Metagenomic and min_abundance filtering

Hello, I am new to analyzing metagenomic data rather than just 16S. For my analysis, I have count data generated from Braken. I subset the data to have two files, one containing spp. and genus (hopefully that is a good approach). Both have not been normalized prior to running the model. This type of data contains so much more than what I was seeing with ASV counts. Because of that, I am getting back a lot of bacteria with a significance at Q=0.25 when using the following-

fit_func = Maaslin2(
input_data = taxa,
input_metadata = meta,
output = “bacteria_species”,
fixed_effects = c(“Treatment”),
random_effects = c(“Subject”),
min_abundance = 0.1,
min_prevalence = 0.70,
reference = c(“Treatment, BL”),
analysis_method = “LM”, ##Linear model, this is the default
normalization = ‘TSS’) ### relative abundance

I thought since I had so much, I could set the min_abundance and min_prevalence higher to filter. However, I do not lose much when I set the min_abundance to 0.1. Just to see if I was understanding, I set the min_abundance to 100 and still got back bacteria which were unfiltered (around 400 spp). Does this refer to % abundance since I set my normalization to TSS? I would have thought setting min_abundance to 100 would make it so none would fit.

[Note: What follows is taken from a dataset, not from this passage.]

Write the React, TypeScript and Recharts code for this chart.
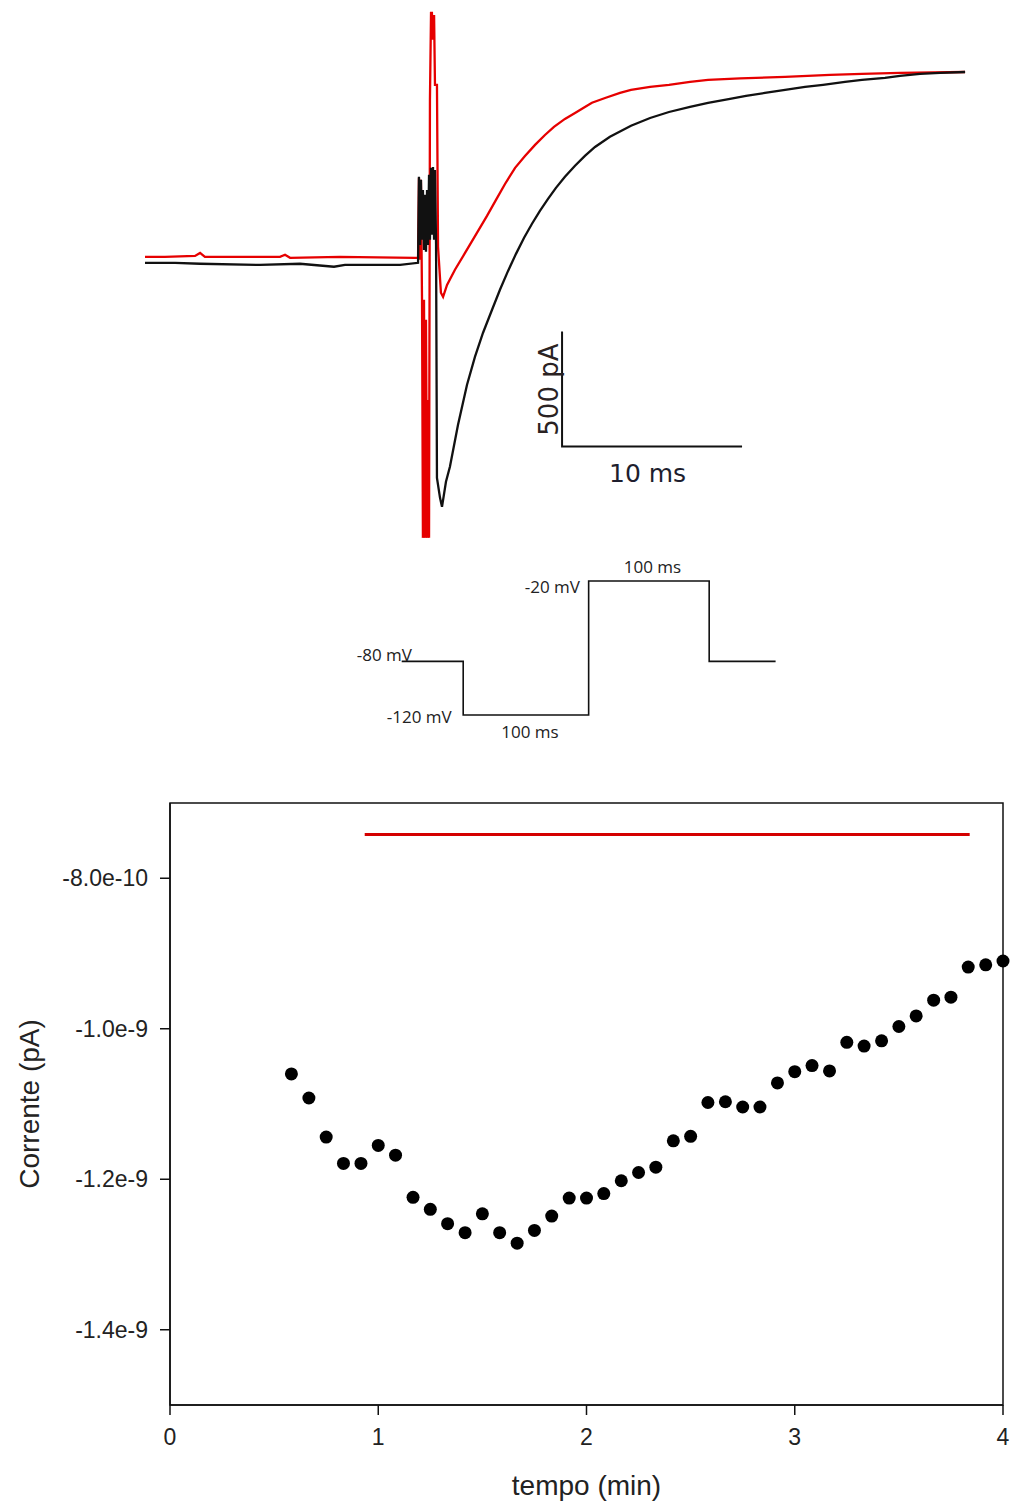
import React from 'react';
import {
  LineChart,
  Line,
  XAxis,
  YAxis,
  ReferenceDot,
  ComposedChart,
  Scatter,
  ReferenceLine,
  ReferenceArea,
} from 'recharts';

const FONT = "'Liberation Sans', Arial, sans-serif";

// current traces, [time (ms), current (pA)]
const controlTrace: [number, number][] = [
  [0, -13], [1.67, -13], [3.06, -17], [6.39, -22], [8.61, -17], [10.5, -30],
  [11.11, -22], [14.17, -22], [15.17, -13], [15.22, 361], [15.28, 65],
  [15.33, 348], [15.39, 87], [15.44, 304], [15.5, 43], [15.56, 283],
  [15.61, 35], [15.67, 304], [15.72, 65], [15.78, 370], [15.83, 87],
  [15.89, 400], [15.94, 109], [16.0, 404], [16.06, 87], [16.11, 391],
  [16.17, 65], [16.22, -948], [16.39, -1035], [16.5, -1074], [16.72, -965],
  [16.94, -900], [17.39, -717], [17.89, -543], [18.33, -422], [18.78, -317],
  [19.28, -217], [19.72, -130], [20.17, -48], [20.61, 26], [21.06, 96],
  [21.5, 157], [21.94, 213], [22.39, 265], [22.83, 313], [23.33, 361],
  [23.89, 409], [24.44, 452], [25.0, 491], [25.83, 535], [27.0, 583],
  [28.06, 617], [29.11, 643], [30.28, 665], [31.28, 683], [32.5, 700],
  [33.39, 713], [34.44, 726], [35.56, 739], [36.67, 752], [37.67, 761],
  [38.89, 774], [39.83, 783], [41.11, 791], [41.94, 800], [43.06, 809],
  [44.17, 813], [45.56, 817],
];

const drugTrace: [number, number][] = [
  [0, 13], [1.11, 13], [2.78, 17], [3.06, 30], [3.33, 13], [7.5, 13],
  [7.78, 22], [8.06, 9], [10.83, 13], [15.0, 9], [15.17, 9], [15.22, 357],
  [15.28, 0], [15.33, 348], [15.39, -174], [15.44, -1209], [15.5, -174],
  [15.56, -1209], [15.61, -261], [15.67, -1209], [15.72, -609], [15.78, -1209],
  [15.83, 696], [15.89, 1074], [15.94, 1074], [16.0, 957], [16.06, 1065],
  [16.11, 761], [16.22, 761], [16.28, 57], [16.44, -143], [16.56, -161],
  [16.78, -109], [17.22, -43], [17.78, 30], [18.44, 117], [19.0, 191],
  [19.5, 261], [20.0, 330], [20.56, 400], [21.11, 452], [21.67, 500],
  [22.22, 543], [22.72, 578], [23.33, 613], [23.89, 639], [24.44, 665],
  [24.83, 683], [25.56, 704], [26.39, 726], [27.0, 739], [28.06, 752],
  [29.11, 761], [30.28, 774], [31.28, 783], [33.06, 789], [35.56, 796],
  [38.06, 804], [39.83, 809], [41.94, 813], [45.56, 817],
];

// scale bar: 500 pA / 10 ms
const scaleBar: [number, number][] = [[23.17, -312], [23.17, -812], [33.17, -812]];

// voltage protocol
const protocolTime = [0, 50, 50, 152, 152, 250, 250, 304];
const protocolVoltage = [-80, -80, -120, -120, -20, -20, -80, -80];

// time course
const timeMin = [
  0.583, 0.667, 0.75, 0.833, 0.917, 1.0, 1.083, 1.167, 1.25, 1.333, 1.417,
  1.5, 1.583, 1.667, 1.75, 1.833, 1.917, 2.0, 2.083, 2.167, 2.25, 2.333,
  2.417, 2.5, 2.583, 2.667, 2.75, 2.833, 2.917, 3.0, 3.083, 3.167, 3.25,
  3.333, 3.417, 3.5, 3.583, 3.667, 3.75, 3.833, 3.917, 4.0,
];
const currentA = [
  -10.6e-10, -10.92e-10, -11.44e-10, -11.79e-10, -11.79e-10, -11.55e-10,
  -11.68e-10, -12.24e-10, -12.4e-10, -12.59e-10, -12.71e-10, -12.46e-10,
  -12.71e-10, -12.85e-10, -12.68e-10, -12.49e-10, -12.25e-10, -12.25e-10,
  -12.19e-10, -12.02e-10, -11.91e-10, -11.84e-10, -11.49e-10, -11.43e-10,
  -10.98e-10, -10.97e-10, -11.04e-10, -11.04e-10, -10.72e-10, -10.57e-10,
  -10.49e-10, -10.56e-10, -10.18e-10, -10.23e-10, -10.16e-10, -9.97e-10,
  -9.83e-10, -9.62e-10, -9.58e-10, -9.18e-10, -9.15e-10, -9.1e-10,
];
const xTicks = [0, 1, 2, 3, 4];
const yTicks = [-8e-10, -1e-9, -1.2e-9, -1.4e-9];
const yTickLabels = ['-8.0e-10', '-1.0e-9', '-1.2e-9', '-1.4e-9'];
const perfusionStart = 0.935;
const perfusionEnd = 3.84;
const perfusionLevel = -7.42e-10;

const toPts = (arr: [number, number][]) => arr.map(([t, v]) => ({ t, v }));
const controlPts = toPts(controlTrace);
const drugPts = toPts(drugTrace);
const barPts = toPts(scaleBar);
const protocolPts = protocolTime.map((t, i) => ({ t, v: protocolVoltage[i] }));
const coursePts = timeMin.map((x, i) => ({ x, y: currentA[i] }));

type NoteOpts = {
  anchor?: 'start' | 'middle' | 'end';
  size?: number;
  rotate?: number;
  family?: string;
  fill?: string;
};

function note(text: string, dx: number, dy: number, o: NoteOpts = {}) {
  return (props: any) => {
    const vb = props.viewBox || {};
    const x = (vb.x || 0) + (vb.width || 0) / 2 + dx;
    const y = (vb.y || 0) + (vb.height || 0) / 2 + dy;
    return (
      <text
        x={x}
        y={y}
        textAnchor={o.anchor || 'middle'}
        fontSize={o.size || 16}
        fontFamily={o.family || FONT}
        fill={o.fill || '#222'}
        transform={o.rotate ? `rotate(${o.rotate} ${x} ${y})` : undefined}
      >
        {text}
      </text>
    );
  };
}

const PROTO_FONT = "'Open Sans', 'Noto Sans', sans-serif";
const BAR_FONT = "'DejaVu Sans', sans-serif";

const dotShape = (p: any) => <circle cx={p.cx} cy={p.cy} r={6.5} fill="#000" />;

export default function App() {
  return (
    <div
      style={{
        position: 'absolute',
        left: 0,
        top: 0,
        width: 1012,
        height: 1504,
        background: '#fff',
        overflow: 'hidden',
      }}
    >
      {/* current traces */}
      <div style={{ position: 'absolute', left: 145, top: 0 }}>
        <LineChart width={828} height={545} margin={{ top: 0, right: 0, bottom: 0, left: 0 }}>
          <XAxis dataKey="t" type="number" domain={[0, 46]} hide />
          <YAxis type="number" domain={[-1240, 1130]} hide />
          <Line data={drugPts} dataKey="v" type="linear" stroke="#e60000" strokeWidth={2.3} dot={false} isAnimationActive={false} />
          <Line data={controlPts} dataKey="v" type="linear" stroke="#111" strokeWidth={2.3} dot={false} isAnimationActive={false} />
          <Line data={barPts} dataKey="v" type="linear" stroke="#111" strokeWidth={2} dot={false} isAnimationActive={false} />
          <ReferenceDot x={28.17} y={-812} r={0} stroke="none" fill="none"
            label={note('10 ms', -4.5, 35, { size: 25, family: BAR_FONT, fill: '#1e1e2e' })} />
          <ReferenceDot x={23.17} y={-562} r={0} stroke="none" fill="none"
            label={note('500 pA', -4, 0.5, { size: 26, family: BAR_FONT, rotate: -90, fill: '#2a2222' })} />
        </LineChart>
      </div>

      {/* voltage protocol */}
      <div style={{ position: 'absolute', left: 340, top: 550 }}>
        <LineChart width={460} height={200} margin={{ top: 17.6, right: 24.4, bottom: 21.6, left: 61.7 }}>
          <XAxis dataKey="t" type="number" domain={[0, 304]} hide />
          <YAxis type="number" domain={[-130, -10]} hide />
          <Line data={protocolPts} dataKey="v" type="linear" stroke="#111" strokeWidth={1.6} dot={false} isAnimationActive={false} />
          <ReferenceDot x={0} y={-80} r={0} stroke="none" fill="none"
            label={note('-80 mV', 10.3, 0, { anchor: 'end', size: 17, family: PROTO_FONT })} />
          <ReferenceDot x={50} y={-120} r={0} stroke="none" fill="none"
            label={note('-120 mV', -11.5, 8, { anchor: 'end', size: 17, family: PROTO_FONT })} />
          <ReferenceDot x={101} y={-120} r={0} stroke="none" fill="none"
            label={note('100 ms', 4, 23, { size: 17, family: PROTO_FONT })} />
          <ReferenceDot x={152} y={-20} r={0} stroke="none" fill="none"
            label={note('-20 mV', -8.7, 12, { anchor: 'end', size: 17, family: PROTO_FONT })} />
          <ReferenceDot x={201} y={-20} r={0} stroke="none" fill="none"
            label={note('100 ms', 3.5, -8, { size: 17, family: PROTO_FONT })} />
        </LineChart>
      </div>

      {/* time course */}
      <div style={{ position: 'absolute', left: 0, top: 780 }}>
        <ComposedChart width={1012} height={724} margin={{ top: 23, right: 9, bottom: 0, left: 20 }}>
          <XAxis
            dataKey="x"
            type="number"
            domain={[0, 4]}
            ticks={xTicks}
            interval={0}
            height={99}
            tickSize={10}
            tickMargin={14}
            axisLine={{ stroke: '#111', strokeWidth: 1.5 }}
            tickLine={{ stroke: '#111', strokeWidth: 1.5 }}
            tick={{ fontSize: 23, fill: '#222', fontFamily: FONT }}
            label={note('tempo (min)', 0, 40.5, { size: 28 })}
          />
          <YAxis
            dataKey="y"
            type="number"
            domain={[-1.5e-9, -7e-10]}
            ticks={yTicks}
            interval={0}
            width={150}
            tickSize={10}
            tickMargin={12}
            tickFormatter={(v: number) => yTickLabels[yTicks.indexOf(v)] ?? String(v)}
            axisLine={{ stroke: '#111', strokeWidth: 1.5 }}
            tickLine={{ stroke: '#111', strokeWidth: 1.5 }}
            tick={{ fontSize: 23, fill: '#222', fontFamily: FONT }}
            label={note('Corrente (pA)', -56, 0, { size: 28, rotate: -90 })}
          />
          <ReferenceArea x1={0} x2={4} y1={-1.5e-9} y2={-7e-10} fill="none" fillOpacity={0} stroke="#111" strokeWidth={1.5} />
          <ReferenceLine
            segment={[
              { x: perfusionStart, y: perfusionLevel },
              { x: perfusionEnd, y: perfusionLevel },
            ]}
            stroke="#d40000"
            strokeWidth={3}
          />
          <Scatter data={coursePts} fill="#000" shape={dotShape} isAnimationActive={false} />
        </ComposedChart>
      </div>
    </div>
  );
}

Thank you for all your help!

Using ‘1.10.0’

The prevalence/abundance filtering happens before the normalization. If you’re familiar with R, you can try taking a look at the relevant bit of source code (from the line I linked down to about line 865) to get a sense of exactly how the filters are applied. Specifically in regards to your question, the min_abundance filter drops bugs that don’t have enough samples above the specified value in the unnormalized input data.

Ah, thanks Andrew. Always a lot of help. That would be why it’s still showing up after applying 100 in min_abundance, because its dropping below 100 counts, not 100% relative abundance.